The third factor is a partner to the second, and that is the challenge that existing community residents face in dealing with what many believe to be “missed opportunities.” Back in the bad old days, long before neighborhoods like Williamsburg and Prospect Heights were deemed anything close to attractive, parents would tell their children to buy the home down the block, to invest in the community. Many chose to find opportunities elsewhere. As these neighborhoods experienced their renaissances, property values went from accessible to astronomical, making a return home difficult. Soon enough, we will see this same story play out in neighborhoods like Brownsville and East New York, areas where real estate values were once rock-bottom and are now rising at a staggering rate. There are strategies we need to explore to get existing residents to invest in their communities, creating opportunities for homeownership, such as the land bank program that has turned around vacant and abandoned properties in other parts of New York state.

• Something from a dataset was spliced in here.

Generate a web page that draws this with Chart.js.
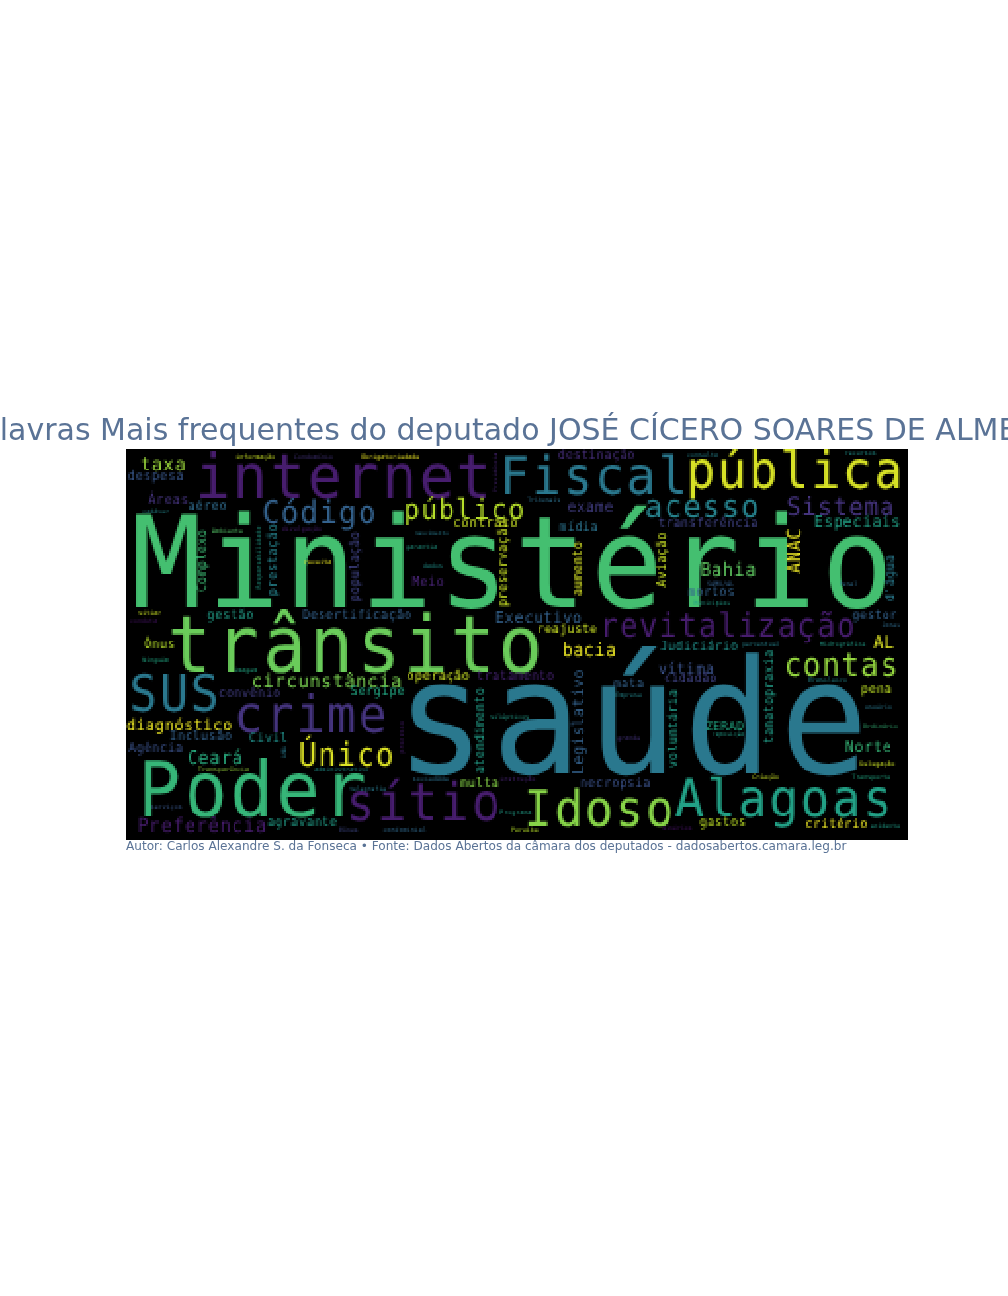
<!DOCTYPE html>
<html>
<head>
<meta charset="utf-8">
<title>Palavras mais frequentes</title>
<script src="https://cdn.jsdelivr.net/npm/chart.js@4/dist/chart.umd.min.js"></script>
<style>
	html, body { margin: 0; background: #fff; overflow: hidden; }
	canvas { display: block; }
</style>
</head>
<body>
<canvas id="cloud" width="1008" height="1296"></canvas>
<script>
const titleText = 'Palavras Mais frequentes do deputado JOSÉ CÍCERO SOARES DE ALMEIDA';
const captionText = 'Autor: Carlos Alexandre S. da Fonseca • Fonte: Dados Abertos da câmara dos deputados - dadosabertos.camara.leg.br';

// word cloud, one column per word across the arrays below
const words = [
	'Ministério', 'saúde', 'trânsito', 'Poder', 'internet', 'Fiscal', 'pública', 'Alagoas', 'Idoso', 'SUS',
	'crime', 'sítio', 'Único', 'revitalização', 'contas', 'Código', 'público', 'acesso', 'Sistema', 'circunstância',
	'Preferência', 'Bahia', 'Ceará', 'bacia', 'taxa', 'AL', 'diagnóstico', 'Especiais', 'Executivo', 'vítima',
	'Norte', 'exame', 'despesa', 'Áreas', 'aéreo', 'contrato', 'destinação', 'transferência', 'mídia', 'mortos',
	'Meio', 'gestão', 'Desertificação', 'gestor', 'reajuste', 'Ônus', 'Judiciário', 'cidadão', 'mata', 'pena',
	'ZERAD', 'necropsia', 'gastos', 'critério', 'multa', 'operação', 'tratamento', 'Sergipe', 'convênio', 'Inclusão',
	'Civil', 'Agência', 'agravante',
	'Complexo', 'prestação', 'população', 'preservação', 'ANAC', 'Aviação', 'aumento', "d'água", 'Legislativo', 'voluntária',
	'tanatopraxia', 'atendimento',
	'cadáver', 'informação', 'Condomínio', 'Obrigatoriedade', 'Ambiente', 'divulgação', 'nascimento', 'garantia', 'receita', 'dados',
	'sitiar', 'conduta', 'consulta', 'recursos', 'Tribunais', 'SAMU/AL', 'Municípios', 'Penal', 'Jonas', 'percentual',
	'Hidrográfica', 'Brasileiro', 'Empresa', 'usuário', 'Ordinário', 'reposição', 'grande', 'Delegação', 'Criação', 'Transporte',
	'acidente', 'minérios', 'Paraíba', 'Programa', 'instrução', 'sociedade', 'silépticos', 'imagem', 'Ninguém', 'Transparência',
	'administrativo', 'telegrafia', 'serviços', 'Bônus', 'condominial',
	'Responsabilidade', 'Previdência', 'ANA', 'processo'
];
const wordX = [
	2, 267, 40, 10, 68, 373, 559, 548, 397, 2,
	107, 219, 172, 473, 657, 135, 277, 518, 660, 125,
	11, 574, 61, 436, 14, 747, 0, 688, 369, 532,
	719, 441, 1, 22, 62, 327, 432, 532, 433, 562,
	286, 81, 176, 726, 411, 18, 534, 538, 487, 735,
	579, 454, 573, 679, 334, 281, 350, 224, 92, 43,
	123, 2, 141,
	81, 151, 233, 382, 674, 540, 455, 769, 458, 552,
	648, 357,
	16, 110, 168, 235, 86, 156, 289, 280, 178, 297,
	12, 4, 561, 719, 401, 581, 568, 713, 756, 616,
	694, 682, 489, 739, 737, 586, 491, 734, 626, 726,
	744, 536, 385, 374, 374, 287, 364, 108, 16, 72,
	188, 223, 25, 213, 257,
	135, 372, 160, 278
];
const wordY = [
	159, 325, 222, 368, 48, 45, 40, 368, 378, 263,
	283, 371, 316, 188, 226, 74, 71, 68, 66, 238,
	384, 127, 314, 208, 21, 199, 281, 79, 175, 224,
	303, 62, 32, 55, 61, 79, 9, 79, 83, 146,
	136, 170, 170, 171, 184, 200, 201, 232, 239, 244,
	282, 339, 378, 379, 339, 230, 230, 247, 249, 292,
	294, 303, 378,
	143, 147, 153, 158, 125, 138, 147, 153, 326, 319,
	295, 325,
	64, 9, 9, 9, 85, 83, 87, 100, 116, 120,
	167, 175, 7, 6, 52, 137, 156, 136, 178, 198,
	198, 232, 249, 261, 279, 288, 291, 316, 331, 331,
	379, 382, 384, 366, 332, 333, 270, 222, 213, 323,
	323, 343, 359, 383, 383,
	140, 43, 309, 304
];
const wordSize = [
	127.5, 159, 78.5, 77, 62, 52.5, 52, 52, 50.5, 51,
	51.5, 52, 32, 32.8, 32, 32, 29, 32, 25.8, 19.3,
	19.6, 18.7, 18.5, 18, 19, 18, 16, 16, 16, 15.5,
	15.5, 15.5, 13.5, 13.5, 13, 13.5, 12.8, 12.8, 13, 13,
	13.3, 13, 13, 12.5, 12.5, 13, 13, 12.5, 13, 13,
	13, 13, 13, 13, 13, 13, 13, 13, 13, 13,
	13, 13, 13,
	13, 13.3, 13, 13, 19, 13, 13, 13, 16, 13,
	13, 13,
	6.5, 6.5, 6.5, 6.5, 6.5, 6.5, 5.5, 6.5, 6.5, 6.5,
	6.5, 6.5, 6.5, 6.5, 6.2, 6.5, 6, 6.3, 6, 6.3,
	6.3, 6.5, 6.4, 6.4, 6.5, 6, 6.5, 6.5, 6.4, 6.4,
	6.3, 6.3, 6.4, 6.5, 6.5, 6.5, 6.5, 6.5, 6.4, 6.5,
	6.5, 6.2, 6.5, 6.3, 6.6,
	6.5, 6, 6.5, 6.5
];
const wordUp = [ 'Complexo', 'prestação', 'população', 'preservação', 'ANAC', 'Aviação', 'aumento', "d'água", 'Legislativo', 'voluntária', 'tanatopraxia', 'atendimento', 'Responsabilidade', 'Previdência', 'ANA', 'processo' ];
const wordShade = [
	0.7, 0.4, 0.77, 0.66, 0.08, 0.4, 0.94, 0.57, 0.82, 0.4,
	0.15, 0.08, 0.95, 0.08, 0.84, 0.31, 0.89, 0.44, 0.15, 0.8,
	0.08, 0.75, 0.62, 0.97, 0.85, 0.95, 0.97, 0.57, 0.31, 0.25,
	0.66, 0.18, 0.27, 0.15, 0.35, 0.92, 0.13, 0.2, 0.38, 0.31,
	0.1, 0.55, 0.31, 0.31, 0.92, 0.89, 0.5, 0.2, 0.31, 0.9,
	0.6, 0.25, 0.9, 0.97, 0.82, 0.92, 0.1, 0.6, 0.18, 0.31,
	0.5, 0.25, 0.55,
	0.68, 0.44, 0.2, 0.92, 0.97, 0.92, 0.94, 0.41, 0.31, 0.55,
	0.55, 0.55,
	0.46, 0.92, 0.15, 0.97, 0.73, 0.08, 0.41, 0.55, 0.97, 0.5,
	0.92, 0.05, 0.44, 0.5, 0.37, 0.31, 0.55, 0.35, 0.35, 0.44,
	0.55, 0.46, 0.46, 0.4, 0.66, 0.55, 0.15, 0.92, 0.92, 0.6,
	0.55, 0.05, 0.89, 0.55, 0.1, 0.37, 0.55, 0.6, 0.6, 0.85,
	0.5, 0.41, 0.27, 0.22, 0.34,
	0.55, 0.1, 0.41, 0.08
];

const viridis = [ '#440154', '#482475', '#414487', '#355f8d', '#2a788e', '#21918c', '#22a884', '#44bf70', '#7ad151', '#bddf26', '#fde725' ];

function shadeColor(v) {
	const pos = v * (viridis.length - 1);
	const i = Math.min(Math.floor(pos), viridis.length - 2);
	const t = pos - i;
	const a = parseInt(viridis[i].slice(1), 16);
	const b = parseInt(viridis[i + 1].slice(1), 16);
	const mix = (shift) => Math.round(((a >> shift) & 255) * (1 - t) + ((b >> shift) & 255) * t);
	return `rgb(${mix(16)},${mix(8)},${mix(0)})`;
}

// the cloud is a low resolution picture blown up, so draw small and scale without smoothing
const IMG_W = 782;
const IMG_H = 391;
const RASTER_W = 400;
// installed mono font has wider letters than the original one, same advance though
const GLYPH_SQUEEZE = 0.93;
const MONO_ADVANCE = 0.602;

const wordCloudPlugin = {
	id: 'wordCloud',
	afterDatasetsDraw(chart) {
		const area = chart.chartArea;
		const k = RASTER_W / area.width;
		const off = document.createElement('canvas');
		off.width = RASTER_W;
		off.height = Math.round(area.height * k);
		const o = off.getContext('2d');
		o.fillStyle = '#000';
		o.fillRect(0, 0, off.width, off.height);
		o.textBaseline = 'alphabetic';
		o.textAlign = 'left';
		o.textRendering = 'geometricPrecision';
		const unit = area.width / IMG_W;
		chart.getDatasetMeta(0).data.forEach((pt, i) => {
			const size = wordSize[i] * unit;
			const gap = size * MONO_ADVANCE * (1 / GLYPH_SQUEEZE - 1);
			o.save();
			o.setTransform(k, 0, 0, k, -area.left * k, -area.top * k);
			o.translate(pt.x, pt.y);
			if (wordUp.includes(words[i])) o.rotate(-Math.PI / 2);
			o.scale(GLYPH_SQUEEZE, 1);
			o.font = `${size}px "DejaVu Sans Mono"`;
			o.letterSpacing = `${gap}px`;
			o.fillStyle = shadeColor(wordShade[i]);
			o.fillText(words[i], gap / 2, 0);
			o.restore();
		});
		const ctx = chart.ctx;
		ctx.save();
		ctx.imageSmoothingEnabled = false;
		ctx.drawImage(off, area.left, area.top, area.width, area.height);
		ctx.restore();

		// the title runs past both edges of the window, the built in one would squeeze it
		ctx.save();
		ctx.fillStyle = '#5a7396';
		ctx.font = '30px "DejaVu Sans"';
		ctx.textAlign = 'center';
		ctx.textBaseline = 'alphabetic';
		ctx.fillText(titleText, (area.left + area.right) / 2, area.top - 9);
		ctx.restore();
	}
};

const points = words.map((w, i) => ({ x: wordX[i], y: wordY[i] }));

new Chart(document.querySelector('#cloud').getContext('2d'), {
	type: 'scatter',
	data: {
		datasets: [ { data: points, pointRadius: 0 } ]
	},
	options: {
		responsive: false,
		animation: false,
		layout: {
			padding: { left: 126, right: 100, top: 449, bottom: 441.6 }
		},
		scales: {
			x: { display: false, min: 0, max: IMG_W },
			y: { display: false, min: 0, max: IMG_H, reverse: true }
		},
		plugins: {
			legend: { display: false },
			tooltip: { enabled: false },
			title: { display: false },
			subtitle: {
				display: true,
				position: 'bottom',
				align: 'start',
				text: captionText,
				color: '#5a7396',
				font: { family: '"DejaVu Sans"', size: 12.1, weight: 'normal' },
				padding: { top: 0, bottom: 0 }
			}
		}
	},
	plugins: [ wordCloudPlugin ]
});
</script>
</body>
</html>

Finally, the most basic fear we face around gentrification is the fear of change, or metathesiophobia, as it’s called scientifically. We must remember that the history of New York City is the history of change. East New York, which is now a heavily African- American and Latino neighborhood, was once a Jewish and Italian bastion. Sunset Park grew up as an Irish, Polish and Scandinavian community, evolved into a hub for Latino immigration, and has recently evolved into one of the fastest-growing Chinatowns anywhere. Populations shift for a variety of reasons; the important thing is that no one is forced out or kept from coming into any community. We should not be shouting down two- and three-story affordable housing opportunities on one street, and then be standing idly by while five- and six-story storage facilities shoot up on a nearby avenue. Brooklyn belongs to every Brooklynite, newcomer and community cornerstone alike, and it is our shared responsibility to combat the affordability emergency at our doorstep as neighbors, hand in hand. 


Eric Adams is the Brooklyn Borough President.